Initiative Lokalmedien trotzen dem Trend

Das Internet hat die Presse in eine tiefe Krise gestürzt. Nathalie Pignard- Cheynel analysiert, mit welchen digitalen Mitteln Lokalmedien die Nähe zur Leserschaft suchen.

Für Nathalie Pignard-Cheynel ist klar: «Die Medien sind ein zentraler Bestandteil unserer Demokratie. Sie informieren nicht nur, sondern tragen auch zur Meinungsbildung bei.» Aber die Presse befindet sich in einer schwierigen Phase: Einbruch der Einnahmen, schwindendes Vertrauen der Bevölkerung und Konkurrenz durch die sozialen Medien.

Wie setzen die Lokalmedien digitale Mittel ein, um ihre Beziehungen zur Leserschaft zu festigen? Dies untersucht die Forscherin in ihrem Projekt, das der SNF im Rahmen der Förderungsmassnahme «Digital Lives» unterstützt. «Die Wissenschaft hat sich vor allem mit grossen Medienhäusern beschäftigt und die Lokalmedien vernachlässigt. Dabei haben diese eine wichtige Funktion für die Stiftung einer gemeinschaftlichen Identität. Und manche sind sehr innovativ», betont die Assistenzprofessorin für digitalen Journalismus der Universität Neuenburg.

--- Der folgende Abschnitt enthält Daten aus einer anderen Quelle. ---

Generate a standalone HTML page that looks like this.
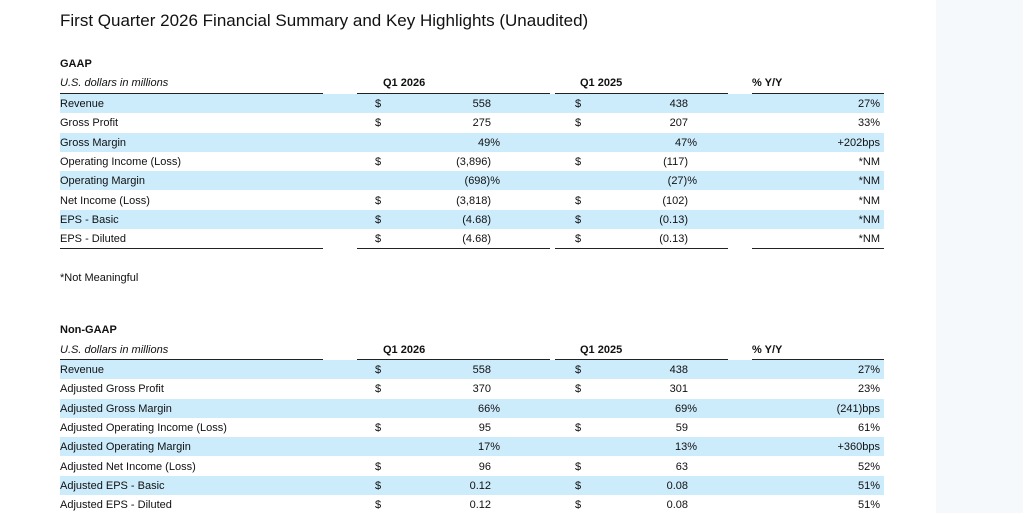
<!DOCTYPE html>
<html><head><meta charset="utf-8"><style>
*{margin:0;padding:0;box-sizing:border-box}
body{width:1023px;height:513px;overflow:hidden;background:#fff;position:relative;font-family:"Liberation Sans",Arial,sans-serif;font-size:11px;color:#111}
.side{position:absolute;left:936px;top:0;width:87px;height:513px;background:#f6f9fc}
.t{position:absolute;left:60px;top:11px;font-size:17px;color:#111;white-space:nowrap}
.a{position:absolute;white-space:nowrap;line-height:21px}
.r{position:absolute;left:60px;width:824px;height:19.3px}
.b{background:#ccebfb}
.l{position:absolute;height:1px;background:#222}
.h{font-weight:bold}
.i{font-style:italic}
</style></head><body>
<div class="side"></div>
<div class="t">First Quarter 2026 Financial Summary and Key Highlights (Unaudited)</div>

<div class="a h" style="left:60px;top:54px">GAAP</div>
<div class="a i" style="left:60px;top:73px">U.S. dollars in millions</div>
<div class="a h" style="left:383px;top:73px">Q1 2026</div>
<div class="a h" style="left:580px;top:73px">Q1 2025</div>
<div class="a h" style="left:752px;top:73px">% Y/Y</div>
<div class="l" style="left:60px;width:263px;top:93px"></div>
<div class="l" style="left:357px;width:193px;top:93px"></div>
<div class="l" style="left:555px;width:173px;top:93px"></div>
<div class="l" style="left:752px;width:132px;top:93px"></div>

<div class="r b" style="top:94px"></div>
<div class="r b" style="top:132.6px"></div>
<div class="r b" style="top:171.2px"></div>
<div class="r b" style="top:209.8px"></div>

<div class="l" style="left:60px;width:263px;top:248px"></div>
<div class="l" style="left:357px;width:193px;top:248px"></div>
<div class="l" style="left:555px;width:173px;top:248px"></div>
<div class="l" style="left:752px;width:132px;top:248px"></div>

<div class="a" style="left:60px;top:268px">*Not Meaningful</div>

<div class="a h" style="left:60px;top:320px">Non-GAAP</div>
<div class="a i" style="left:60px;top:340px">U.S. dollars in millions</div>
<div class="a h" style="left:383px;top:340px">Q1 2026</div>
<div class="a h" style="left:580px;top:340px">Q1 2025</div>
<div class="a h" style="left:752px;top:340px">% Y/Y</div>
<div class="l" style="left:60px;width:263px;top:359px"></div>
<div class="l" style="left:357px;width:193px;top:359px"></div>
<div class="l" style="left:555px;width:173px;top:359px"></div>
<div class="l" style="left:752px;width:132px;top:359px"></div>
<div class="r b" style="top:360px"></div>
<div class="r b" style="top:398.6px"></div>
<div class="r b" style="top:437.2px"></div>
<div class="r b" style="top:475.8px"></div>

<div class="a" style="left:60px;top:94px">Revenue</div><div class="a" style="left:375px;top:94px">$</div><div class="a" style="right:532px;top:94px">558</div><div class="a" style="left:575px;top:94px">$</div><div class="a" style="right:335px;top:94px">438</div><div class="a" style="right:143px;top:94px">27%</div>
<div class="a" style="left:60px;top:113.3px">Gross Profit</div><div class="a" style="left:375px;top:113.3px">$</div><div class="a" style="right:532px;top:113.3px">275</div><div class="a" style="left:575px;top:113.3px">$</div><div class="a" style="right:335px;top:113.3px">207</div><div class="a" style="right:143px;top:113.3px">33%</div>
<div class="a" style="left:60px;top:132.6px">Gross Margin</div><div class="a" style="right:523px;top:132.6px">49%</div><div class="a" style="right:326px;top:132.6px">47%</div><div class="a" style="right:143px;top:132.6px">+202bps</div>
<div class="a" style="left:60px;top:151.9px">Operating Income (Loss)</div><div class="a" style="left:375px;top:151.9px">$</div><div class="a" style="right:532px;top:151.9px">(3,896)</div><div class="a" style="left:575px;top:151.9px">$</div><div class="a" style="right:335px;top:151.9px">(117)</div><div class="a" style="right:143px;top:151.9px">*NM</div>
<div class="a" style="left:60px;top:171.2px">Operating Margin</div><div class="a" style="right:523px;top:171.2px">(698)%</div><div class="a" style="right:326px;top:171.2px">(27)%</div><div class="a" style="right:143px;top:171.2px">*NM</div>
<div class="a" style="left:60px;top:190.5px">Net Income (Loss)</div><div class="a" style="left:375px;top:190.5px">$</div><div class="a" style="right:532px;top:190.5px">(3,818)</div><div class="a" style="left:575px;top:190.5px">$</div><div class="a" style="right:335px;top:190.5px">(102)</div><div class="a" style="right:143px;top:190.5px">*NM</div>
<div class="a" style="left:60px;top:209.8px">EPS - Basic</div><div class="a" style="left:375px;top:209.8px">$</div><div class="a" style="right:532px;top:209.8px">(4.68)</div><div class="a" style="left:575px;top:209.8px">$</div><div class="a" style="right:335px;top:209.8px">(0.13)</div><div class="a" style="right:143px;top:209.8px">*NM</div>
<div class="a" style="left:60px;top:229.1px">EPS - Diluted</div><div class="a" style="left:375px;top:229.1px">$</div><div class="a" style="right:532px;top:229.1px">(4.68)</div><div class="a" style="left:575px;top:229.1px">$</div><div class="a" style="right:335px;top:229.1px">(0.13)</div><div class="a" style="right:143px;top:229.1px">*NM</div>

<div class="a" style="left:60px;top:360px">Revenue</div><div class="a" style="left:375px;top:360px">$</div><div class="a" style="right:532px;top:360px">558</div><div class="a" style="left:575px;top:360px">$</div><div class="a" style="right:335px;top:360px">438</div><div class="a" style="right:143px;top:360px">27%</div>
<div class="a" style="left:60px;top:379.3px">Adjusted Gross Profit</div><div class="a" style="left:375px;top:379.3px">$</div><div class="a" style="right:532px;top:379.3px">370</div><div class="a" style="left:575px;top:379.3px">$</div><div class="a" style="right:335px;top:379.3px">301</div><div class="a" style="right:143px;top:379.3px">23%</div>
<div class="a" style="left:60px;top:398.6px">Adjusted Gross Margin</div><div class="a" style="right:523px;top:398.6px">66%</div><div class="a" style="right:326px;top:398.6px">69%</div><div class="a" style="right:143px;top:398.6px">(241)bps</div>
<div class="a" style="left:60px;top:417.9px">Adjusted Operating Income (Loss)</div><div class="a" style="left:375px;top:417.9px">$</div><div class="a" style="right:532px;top:417.9px">95</div><div class="a" style="left:575px;top:417.9px">$</div><div class="a" style="right:335px;top:417.9px">59</div><div class="a" style="right:143px;top:417.9px">61%</div>
<div class="a" style="left:60px;top:437.2px">Adjusted Operating Margin</div><div class="a" style="right:523px;top:437.2px">17%</div><div class="a" style="right:326px;top:437.2px">13%</div><div class="a" style="right:143px;top:437.2px">+360bps</div>
<div class="a" style="left:60px;top:456.5px">Adjusted Net Income (Loss)</div><div class="a" style="left:375px;top:456.5px">$</div><div class="a" style="right:532px;top:456.5px">96</div><div class="a" style="left:575px;top:456.5px">$</div><div class="a" style="right:335px;top:456.5px">63</div><div class="a" style="right:143px;top:456.5px">52%</div>
<div class="a" style="left:60px;top:475.8px">Adjusted EPS - Basic</div><div class="a" style="left:375px;top:475.8px">$</div><div class="a" style="right:532px;top:475.8px">0.12</div><div class="a" style="left:575px;top:475.8px">$</div><div class="a" style="right:335px;top:475.8px">0.08</div><div class="a" style="right:143px;top:475.8px">51%</div>
<div class="a" style="left:60px;top:495.1px">Adjusted EPS - Diluted</div><div class="a" style="left:375px;top:495.1px">$</div><div class="a" style="right:532px;top:495.1px">0.12</div><div class="a" style="left:575px;top:495.1px">$</div><div class="a" style="right:335px;top:495.1px">0.08</div><div class="a" style="right:143px;top:495.1px">51%</div>
</body></html>
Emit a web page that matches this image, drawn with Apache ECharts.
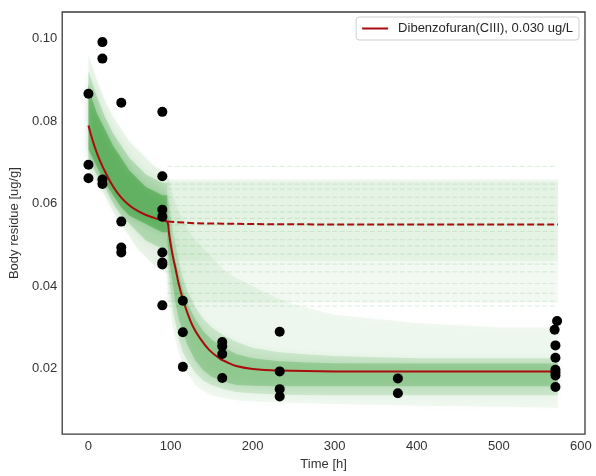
<!DOCTYPE html>
<html><head><meta charset="utf-8">
<script src="https://cdn.jsdelivr.net/npm/echarts@6/dist/echarts.min.js"></script>
<style>html,body{margin:0;padding:0;background:#fff}#c{width:596px;height:476px}</style>
</head><body><div id="c"></div><script>
// ---- observations ----
const obsT = [0,0,0, 17,17,17,17, 40,40,40,40, 90,90,90,90,90,90,90,90, 115,115,115, 163,163,163,163, 233,233,233,233, 377,377, 571,568,569,569,569,569,569,569];
const obsV = [0.0866,0.0694,0.0661, 0.0991,0.0951,0.0658,0.0647, 0.0844,0.0556,0.0493,0.0481, 0.0822,0.0666,0.0585,0.0568,0.0481,0.0457,0.0452,0.0353, 0.0364,0.0288,0.0204, 0.0264,0.0254,0.0235,0.0177, 0.0289,0.0193,0.0150,0.0132, 0.0176,0.0140, 0.0315,0.0294,0.0256,0.0226,0.0197,0.0190,0.0183,0.0155];

// ---- model (red) ----
const modelT = [0,5,10,15,20,30,40,50,60,70,80,90,96,98,100,103,106,110,115,120,127,135,147,160,167,180,200,230,300,400,572];
const modelV = [0.0789,0.0753,0.0724,0.0699,0.0678,0.0641,0.0614,0.0595,0.0582,0.0572,0.0565,0.0559,0.0556,0.0530,0.0503,0.0470,0.0443,0.0405,0.0368,0.0338,0.0303,0.0276,0.0245,0.0224,0.0217,0.0206,0.0199,0.0195,0.0193,0.0193,0.0193];
const contT = [96,130,200,300,572];
const contV = [0.0556,0.0552,0.0550,0.0549,0.0549];

// ---- posterior sample envelopes (green) ----
const p1T = [0,5,10,20,30,40,50,60,70,80,90,96];
const p1OuterHi = [0.096,0.093,0.090,0.085,0.081,0.078,0.075,0.073,0.071,0.069,0.068,0.067];
const p1OuterLo = [0.068,0.067,0.065,0.062,0.058,0.055,0.052,0.049,0.047,0.045,0.044,0.043];
const p1MidHi   = [0.092,0.089,0.086,0.081,0.077,0.074,0.071,0.069,0.067,0.066,0.065,0.065];
const p1MidLo   = [0.071,0.069,0.067,0.064,0.060,0.057,0.055,0.053,0.051,0.050,0.049,0.049];
const p1CoreHi  = [0.089,0.085,0.082,0.078,0.074,0.071,0.068,0.066,0.064,0.063,0.062,0.062];
const p1CoreLo  = [0.073,0.071,0.069,0.065,0.062,0.059,0.057,0.056,0.055,0.054,0.053,0.053];

const p2T = [96,98,100,103,106,110,115,120,130,140,150,165,180,200,230,260,300,400,500,572];
const p2OuterHi = [0.067,0.066,0.064,0.062,0.060,0.058,0.056,0.054,0.051,0.049,0.047,0.044,0.042,0.040,0.037,0.035,0.033,0.031,0.030,0.030];
const p2OuterLo = [0.043,0.038,0.034,0.030,0.027,0.024,0.021,0.019,0.016,0.0145,0.0135,0.0128,0.0123,0.0120,0.0118,0.0116,0.0114,0.0110,0.0107,0.0105];
const p2MidHi   = [0.062,0.060,0.057,0.053,0.050,0.046,0.042,0.039,0.035,0.032,0.030,0.028,0.0265,0.025,0.024,0.0235,0.023,0.0225,0.0225,0.0225];
const p2MidLo   = [0.047,0.043,0.039,0.034,0.031,0.027,0.024,0.022,0.019,0.017,0.016,0.015,0.0143,0.0140,0.0137,0.0136,0.0135,0.0135,0.0135,0.0135];
const p2CoreHi  = [0.058,0.056,0.053,0.049,0.046,0.043,0.039,0.036,0.032,0.029,0.027,0.025,0.0235,0.0225,0.0218,0.0215,0.0213,0.0212,0.0212,0.0212];
const p2CoreLo  = [0.051,0.047,0.044,0.040,0.036,0.032,0.029,0.026,0.022,0.0195,0.018,0.0168,0.0160,0.0158,0.0157,0.0157,0.0157,0.0157,0.0157,0.0157];

const flatT = [96,572];
const flatOuterHi = [0.066,0.066];
const flatOuterLo = [0.036,0.036];
const flatInnerHi = [0.0655,0.0655];
const flatInnerLo = [0.046,0.046];
const flatLevels = [0.069,0.0647,0.0635,0.0615,0.0595,0.0579,0.0564,0.0548,0.0532,0.0512,0.0497,0.0477,0.0453,0.0434,0.0406,0.0382,0.0363,0.0351];

// ---- ticks ----
const xTicks = [0,100,200,300,400,500,600];
const yTicks = [0.02,0.04,0.06,0.08,0.10];

const bands = [
  {t:flatT, hi:flatOuterHi, lo:flatOuterLo, op:0.04, blur:3, sh:0.3},
  {t:flatT, hi:flatInnerHi, lo:flatInnerLo, op:0.045, blur:3, sh:0.3},
  {t:p1T, hi:p1OuterHi, lo:p1OuterLo, op:0.07, blur:7, sh:0.5},
  {t:p1T, hi:p1MidHi, lo:p1MidLo, op:0.17, blur:7, sh:0.5},
  {t:p1T, hi:p1CoreHi, lo:p1CoreLo, op:0.32, blur:6, sh:0.5},
  {t:p2T, hi:p2OuterHi, lo:p2OuterLo, op:0.05, blur:8, sh:0.4},
  {t:p2T, hi:p2MidHi, lo:p2MidLo, op:0.12, blur:7, sh:0.4},
  {t:p2T, hi:p2CoreHi, lo:p2CoreLo, op:0.20, blur:6, sh:0.4}
];

const chart = echarts.init(document.getElementById('c'));
const font = 'Liberation Sans, Arial, sans-serif';
const legendName = 'Dibenzofuran(CIII), 0.030 ug/L';
const red = '#a80c0c';

chart.setOption({
  animation: false,
  backgroundColor: '#fff',
  textStyle: {fontFamily: font},
  grid: {left: 58, right: 11, top: 12, bottom: 32, show: true, borderColor: '#3a3a3a', borderWidth: 1.3, backgroundColor: 'transparent'},
  legend: {
    data: [legendName], right: 17, top: 17, orient: 'horizontal',
    icon: 'rect', itemWidth: 26, itemHeight: 2,
    padding: [5, 6, 5, 6], backgroundColor: '#fff', borderColor: '#d0d0d0', borderWidth: 1, borderRadius: 3,
    textStyle: {fontSize: 13, color: '#262626', fontFamily: font, padding: [0,0,0,5]}
  },
  xAxis: {
    type: 'value', min: -32, max: 605,
    axisLine: {show: false}, axisTick: {show: false}, splitLine: {show: false},
    axisLabel: {customValues: xTicks, fontSize: 13, color: '#333', margin: 6, fontFamily: font},
    name: 'Time [h]', nameLocation: 'middle', nameGap: 20,
    nameTextStyle: {fontSize: 13, color: '#333', fontFamily: font}
  },
  yAxis: {
    type: 'value', min: 0.0041, max: 0.1064,
    axisLine: {show: false}, axisTick: {show: false}, splitLine: {show: false},
    axisLabel: {customValues: yTicks, fontSize: 13, color: '#333', margin: 5, fontFamily: font,
      formatter: v => v.toFixed(2)},
    name: 'Body residue [ug/g]', nameLocation: 'middle', nameGap: 38, nameRotate: 90,
    nameTextStyle: {fontSize: 13, color: '#333', fontFamily: font}
  },
  series: [
    {
      type: 'custom', name: 'bands', clip: true, silent: true, z: 1,
      data: bands.map((b, i) => [b.t[0], b.hi[0], i]),
      encode: {x: 0, y: 1},
      renderItem: (params, api) => {
        const b = bands[api.value(2)];
        const pts = [];
        for (let k = 0; k < b.t.length; k++) pts.push(api.coord([b.t[k], b.hi[k]]));
        for (let k = b.t.length - 1; k >= 0; k--) pts.push(api.coord([b.t[k], b.lo[k]]));
        return {type: 'polygon', shape: {points: pts},
          style: {fill: 'rgba(0,128,0,' + b.op + ')', shadowBlur: b.blur, shadowColor: 'rgba(0,128,0,' + b.sh + ')'}};
      }
    },
    {
      type: 'custom', name: 'flat', clip: true, silent: true, z: 2,
      data: flatLevels.map(v => [flatT[0], v]),
      encode: {x: 0, y: 1},
      renderItem: (params, api) => {
        const y = api.value(1);
        const a = api.coord([flatT[0], y]), b = api.coord([flatT[1], y]);
        return {type: 'line', shape: {x1: a[0], y1: a[1], x2: b[0], y2: b[1]},
          style: {stroke: 'rgba(0,128,0,0.11)', lineWidth: 1.2, lineDash: [5, 2.5]}};
      }
    },
    {
      type: 'line', name: legendName, z: 5,
      data: modelT.map((t, i) => [t, modelV[i]]),
      showSymbol: false, symbol: 'none', smooth: 0.4,
      lineStyle: {color: red, width: 2}, itemStyle: {color: red}
    },
    {
      type: 'line', name: 'cont', z: 5,
      data: contT.map((t, i) => [t, contV[i]]),
      showSymbol: false, symbol: 'none',
      lineStyle: {color: red, width: 2, type: [7, 3]}
    },
    {
      type: 'scatter', name: 'obs', z: 10,
      data: obsT.map((t, i) => [t, obsV[i]]),
      symbol: 'circle', symbolSize: 10,
      itemStyle: {color: '#000', opacity: 1}
    }
  ]
});
</script></body></html>
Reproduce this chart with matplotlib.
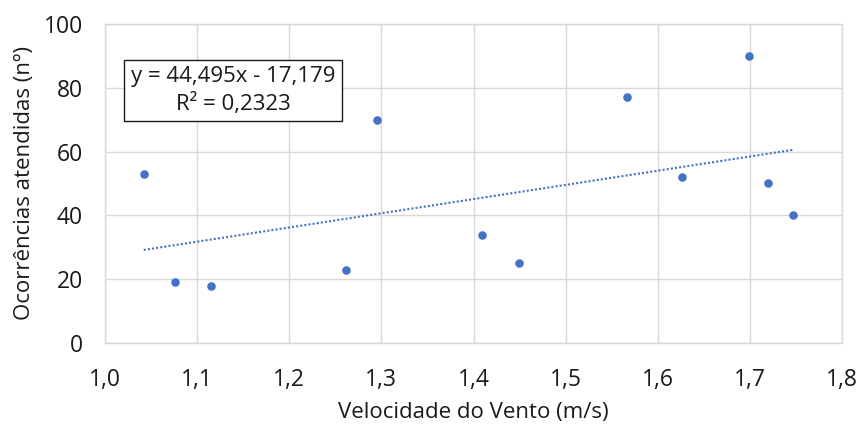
import numpy as np
import matplotlib
matplotlib.use("Agg")
import matplotlib.pyplot as plt

plt.rcParams['font.family'] = ['Open Sans', 'DejaVu Sans']

# velocidade do vento (m/s) x ocorrencias atendidas
velocidade = [1.042, 1.076, 1.115, 1.262, 1.295, 1.409, 1.449, 1.567, 1.626, 1.699, 1.720, 1.747]
ocorrencias = [53, 19, 18, 23, 70, 34, 25, 77, 52, 90, 50, 40]

# linha de tendencia linear (coeficientes da equacao)
coef_a = 44.495
coef_b = -17.179
r2 = 0.2323

xticks = [1.0, 1.1, 1.2, 1.3, 1.4, 1.5, 1.6, 1.7, 1.8]
yticks = [0, 20, 40, 60, 80, 100]

azul = '#4472C4'
cinza = '#D9D9D9'
texto = '#1a1a1a'

fig = plt.figure(figsize=(8.63, 4.26), dpi=100)
ax = fig.add_axes([0.1217, 0.1948, 0.8540, 0.7489])

ax.scatter(velocidade, ocorrencias, s=38, color=azul, zorder=3, linewidths=0)

xt = np.array([min(velocidade), max(velocidade)])
ax.plot(xt, coef_a * xt + coef_b, color=azul, linestyle=(0, (1, 1)), linewidth=1.5, zorder=2)

ax.set_xlim(1.0, 1.8)
ax.set_ylim(0, 100)
ax.set_xticks(xticks)
ax.set_yticks(yticks)
ax.set_xticklabels([f'{v:.1f}'.replace('.', ',') for v in xticks])
ax.set_yticklabels([str(v) for v in yticks])
ax.tick_params(length=0, labelsize=16.5, colors=texto)
ax.tick_params(axis='y', pad=16)
ax.tick_params(axis='x', pad=18)
ax.grid(True, color=cinza, linewidth=1)
ax.set_axisbelow(True)
for s in ax.spines.values():
    s.set_color(cinza)
    s.set_linewidth(1)

ax.set_xlabel('Velocidade do Vento (m/s)', fontsize=16, color=texto, labelpad=7)
ax.set_ylabel('Ocorrências atendidas (nº)', fontsize=16, color=texto, labelpad=6)

eq = 'y = {:.3f}x - {:.3f}\nR² = {:.4f}'.format(coef_a, -coef_b, r2).replace('.', ',')
ax.text(0.174, 0.7915, eq, transform=ax.transAxes, ha='center', va='center', fontsize=16,
        color=texto, linespacing=1.3,
        bbox=dict(boxstyle='square,pad=0.3', facecolor='white', edgecolor=texto, linewidth=1))

fig.savefig('out.png', dpi=100)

Digitale und analoge Massnahmen

Seit 2019 analysiert Nathalie Pignard-Cheynel gemeinsam mit anderen Forschungsteams über 300 Aktionen von Lokalmedien in der Schweiz, in Frankreich und in Belgien. Die Redaktionen tragen ihre Angaben selber in ein Online-Formular ein. Alle Daten sind frei zugänglich. «Diese Offenheit macht das Projekt sichtbar und motiviert die Medien zur Teilnahme.»

Einige der Aktionen sind rein digital, so der Chatbot von «La Liberté» in Freiburg, der Hashtag # BalanceTonTaudis, den «La Marseillaise» als Antwort auf den Zerfall von Gebäuden kreierte, oder Facebook-Gruppen zum Thema null Abfall. Aber die Forscherin war überrascht von den vielen klassischen Massnahmen: Redaktionssitzungen im Café, öffentliche Diskussionen oder ein Zeitungsmobil auf dem Markt. In diesen Fällen dienen digitale Mittel als Ergänzung, um Diskussionen online fortzusetzen.

Langfristige Strategie?

Im zweiten Teil des Projekts wird Nathalie Pignard-Cheynel verschiedene Fragen vertieft analysieren, in ausführlichen Gesprächen mit einem Dutzend Lokalmedien. Sind deren Aktionen nur eine punktuelle Reaktion? Oder bilden sie Teil einer nachhaltigen Veränderung der Redaktionsstrategie? «Ich will auch herausfinden, ob es einfach um eine Neuauflage des partizipativen Journalismus geht. Oder entwickeln die Medien einen engagierten, nach Lösungen suchenden Journalismus, der eine noch aktivere gesellschaftliche Rolle übernehmen will?» Das Projektteam stellt die Resultate seiner anwendungsorientierten Forschung an Fachtagungen vor. «Wir analysieren in erster Linie die heutige Situation und die Wirkung der Aktionen», sagt Nathalie Pignard-Cheynel. «Aber wir möchten auch mithelfen, gute Beispiele weiterzuentwickeln und bekannt zu machen. Im Lokaljournalismus ist das Geld für Innovationen knapp. Wenn wir Unterstützung leisten können und damit auch einen Beitrag zur demokratischen Gesellschaft, so freut mich das.»